“Fixing” McDonalds

A lot is being said in the business press about “fixing McDonalds”. I’m not sure that McDonalds is broken, but there are certainly lot’s of room for improvement. McDonalds share price has certainly stalled, its basically at the same level since 2011, although its still near all time highs.

Menu Items

There are too many menu items at McDonalds. This makes it harder for team members to prepare items; so consistency and quality suffer as a result. While focusing on rationalizing the menu, McDonalds should consider the items that add complexity to the system, which items have the best margins, and canalization. McCafe items have a high margin and are relatively easy to prepare, but a special sandwich with its own bun might be cannibalizing other menu items while also adding complexity to the system. Making it harder for team members to deliver consistently.

Better Food

Just as Coca-Cola shouldn’t change the formula for Coke Classic, McDonalds should never change the way a Big Mac tastes. But there are things that McDonalds can improve about some of its iconic menu items without changing the way they taste and feel. What about the beef? McDonalds could improve the quality of its beef without sacrificing taste by eliminating such things as beef raised with hormones.

Invest in People

McDonalds faces pressure from labour unions to increase the pay of its front line team members. McDonalds should confront this challenge head on by investing more in its own people. McDonalds should focus more resources on recruiting, training, and retaining its front line team members. McDonalds should take a holistic approach to its human capital by providing team members with a more valuable working experience. This could mean more sponsorship and support for team members who are making charitable impacts in their community. McDonalds should provide more resources to team members that will help them with personal development. Better trained, more motivated team members will ultimately deliver a better experience to guests.

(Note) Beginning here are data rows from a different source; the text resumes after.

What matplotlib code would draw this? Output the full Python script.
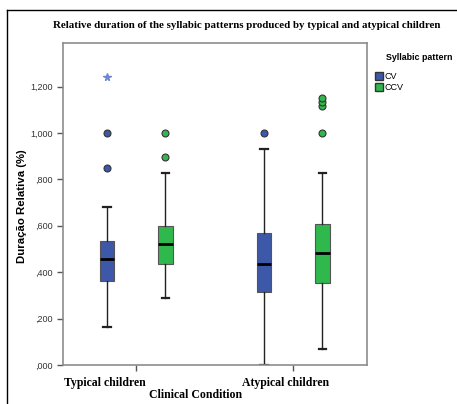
import numpy as np
import matplotlib
matplotlib.use('Agg')
from matplotlib import pyplot as plt
from matplotlib.patches import Patch
from matplotlib.lines import Line2D
from matplotlib.transforms import blended_transform_factory

# valores
grupos = ['Typical children', 'Atypical children']
padroes = ['CV', 'CCV']

cv_q1 = [0.363, 0.316]
cv_med = [0.455, 0.434]
cv_q3 = [0.534, 0.568]
cv_min = [0.162, 0.000]
cv_max = [0.682, 0.932]
cv_out = [[0.850, 1.000], [1.000]]
cv_ext = [[1.240], []]

ccv_q1 = [0.434, 0.352]
ccv_med = [0.520, 0.484]
ccv_q3 = [0.600, 0.608]
ccv_min = [0.289, 0.068]
ccv_max = [0.829, 0.826]
ccv_out = [[0.897, 1.000], [1.000, 1.116, 1.135, 1.149]]
ccv_ext = [[], []]

yticks = [0.0, 0.2, 0.4, 0.6, 0.8, 1.0, 1.2]

cor_cv = '#3d58a8'
cor_ccv = '#2fb84c'


def monta_stats(q1, med, q3, lo, hi, out):
    stats = []
    for i in range(len(q1)):
        stats.append({'q1': q1[i], 'med': med[i], 'q3': q3[i],
                      'whislo': lo[i], 'whishi': hi[i], 'fliers': out[i]})
    return stats


def fmt_y(v):
    s = '%.3f' % v
    s = s.replace('.', ',')
    if s.startswith('0'):
        s = s[1:]
    return s


fig = plt.figure(figsize=(4.57, 4.04), dpi=100)
ax = fig.add_axes([63 / 457, 39 / 404, 304 / 457, 322 / 404])

x = np.arange(len(grupos))
desloc = 0.185
larg = 0.095

for serie, cor, pos in [
        (monta_stats(cv_q1, cv_med, cv_q3, cv_min, cv_max, cv_out), cor_cv, x - desloc),
        (monta_stats(ccv_q1, ccv_med, ccv_q3, ccv_min, ccv_max, ccv_out), cor_ccv, x + desloc)]:
    ax.bxp(serie, positions=pos, widths=larg, patch_artist=True, manage_ticks=False,
           capwidths=0.045,
           boxprops=dict(facecolor=cor, edgecolor='#555555', linewidth=0.8),
           medianprops=dict(color='black', linewidth=2),
           whiskerprops=dict(color='#222222', linewidth=1),
           capprops=dict(color='#222222', linewidth=1.6),
           flierprops=dict(marker='o', markerfacecolor=cor, markeredgecolor='#333333',
                           markersize=5, markeredgewidth=0.8, linestyle='none'))

# valores extremos (asterisco)
for ext, cor, pos in [(cv_ext, '#6f86d6', x - desloc), (ccv_ext, '#5fd07a', x + desloc)]:
    for i in range(len(ext)):
        if ext[i]:
            ax.plot([pos[i]] * len(ext[i]), ext[i], linestyle='none', marker='*',
                    color=cor, markersize=5.5)

ax.set_xlim(-0.465, 1.471)
ax.set_ylim(0, 1.388)
ax.set_yticks(yticks)
ax.set_yticklabels([fmt_y(v) for v in yticks], fontsize=6.5, color='#333333',
                   family='Liberation Sans')
ax.set_xticks(x)
ax.set_xticklabels(['', ''])
ax.tick_params(axis='both', direction='out', length=4, width=1, color='#555555')

for lado in ax.spines.values():
    lado.set_color('#8c8c8c')
    lado.set_linewidth(1.2)

# rotulos das categorias (deslocados como no original)
tr = blended_transform_factory(ax.transData, fig.transFigure)
rot_x = [-0.197, 0.955]
for i, g in enumerate(grupos):
    fig.text(rot_x[i], 1 - 383 / 404, g, transform=tr, ha='center', va='center',
             family='Liberation Serif', fontweight='bold', fontsize=8.5)

fig.text(196 / 457, 1 - 395 / 404, 'Clinical Condition', ha='center', va='center',
         family='Liberation Serif', fontweight='bold', fontsize=8.5)
fig.text(22 / 457, 1 - 206 / 404, 'Duração Relativa (%)', ha='center', va='center',
         rotation=90, family='Liberation Sans', fontweight='bold', fontsize=8.2)
fig.text(247 / 457, 1 - 26 / 404,
         'Relative duration of the syllabic patterns produced by typical and atypical children',
         ha='center', va='center', family='Liberation Serif', fontweight='bold', fontsize=7.8)

# legenda
fig.text(386 / 457, 1 - 57 / 404, 'Syllabic pattern', ha='left', va='center',
         family='Liberation Sans', fontweight='bold', fontsize=6.4)
alcas = [Patch(facecolor=cor_cv, edgecolor='#333333', label=padroes[0]),
         Patch(facecolor=cor_ccv, edgecolor='#333333', label=padroes[1])]
leg = fig.legend(handles=alcas, loc='upper left', bbox_to_anchor=(375 / 457, 1 - 72 / 404),
                 frameon=False, prop={'family': 'Liberation Sans', 'size': 6.5},
                 handlelength=0.9, handleheight=0.9, handletextpad=0.2, labelspacing=0.25,
                 borderpad=0, borderaxespad=0)

# moldura externa
fig.add_artist(Line2D([7 / 457, 1], [1 - 10 / 404, 1 - 10 / 404], color='black', linewidth=1))
fig.add_artist(Line2D([7 / 457, 7 / 457], [0, 1 - 10 / 404], color='black', linewidth=1))

fig.savefig('out.png', dpi=100)
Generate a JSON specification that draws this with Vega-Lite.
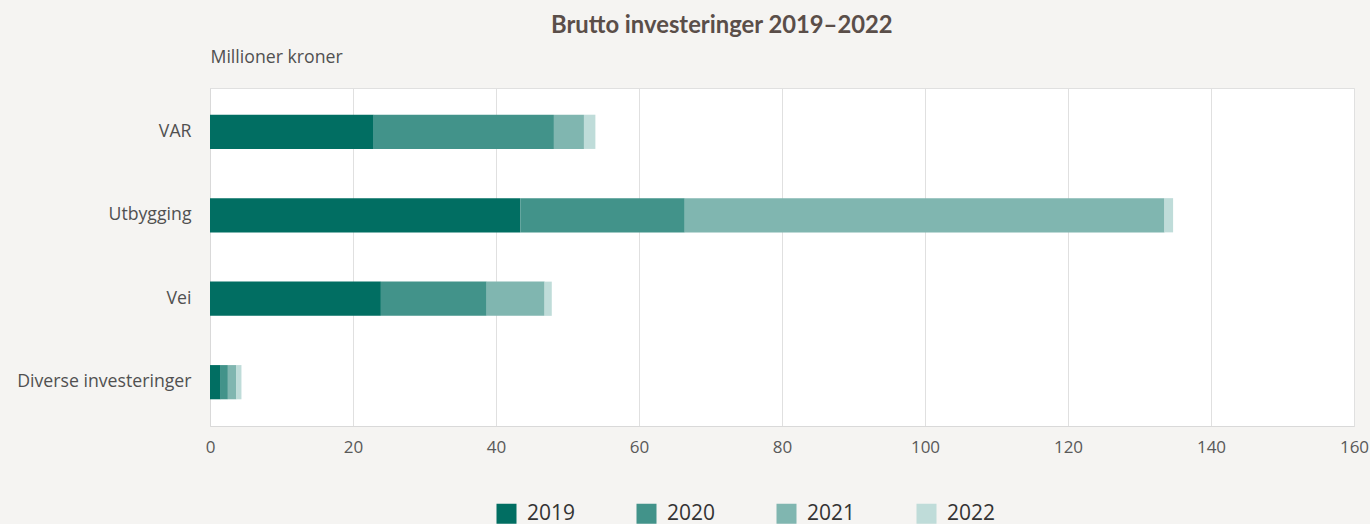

Real Estate Investment Trust

It’s estimated that McDonalds could unlock at least $20 billion from spinning off its real estate holdings. McDonalds owns 45 percents of the land and 70 percent of the buildings its restaurants sit on. These properties would make a great foundation for the creation of a public REIT. This strategy seems like a no-brainer. REIT shares could be given to shareholders in a tax free way, and the REIT could grow by acquiring other retail REITs or individual properties as a way to diversify its portfolio and single tenant risk. The REIT could also be structured so that McDonalds continued to control the REIT either by a voting structure of by McDonalds remaining as the largest shareholder.  Spinning off a REIT doesn’t mean the sponsor has to loose control.

Re-Franchising

McDonalds could kick start earnings by re-franchising corporate owned stores. About 10 percent of McDonalds stores are corporately owned and 90 percent are franchised. A re-franchising strategy will bring fresh capital and energy into the McDonalds system. Although I loathe Burger King, re-franchising worked well for them.

Store Formats

At an earlier stage of its evolution, McDonalds thrived on standardization. Each McDonalds had the exact same format, each store looked the same. But as the number of stores grew, and McDonalds expanded into all geographic areas, its stores became more customized. A McDonalds in Manhattan has a different real estate footprint compared to a McDonalds in Buffalo. What about more McCafe’s with limited menus?  Just as every McDonalds doesn’t need a PlayPlace, McDonalds should explore satellite store formats as well as large scale destination formats such as a giant McDonalds on the Las Vegas strip, or a McDonalds resort with a McDonalds museum experience? If you think a McDonalds resort sounds crazy, check out the Bass Pro Shops Memphis Pyramid or Big Cedar Lodge.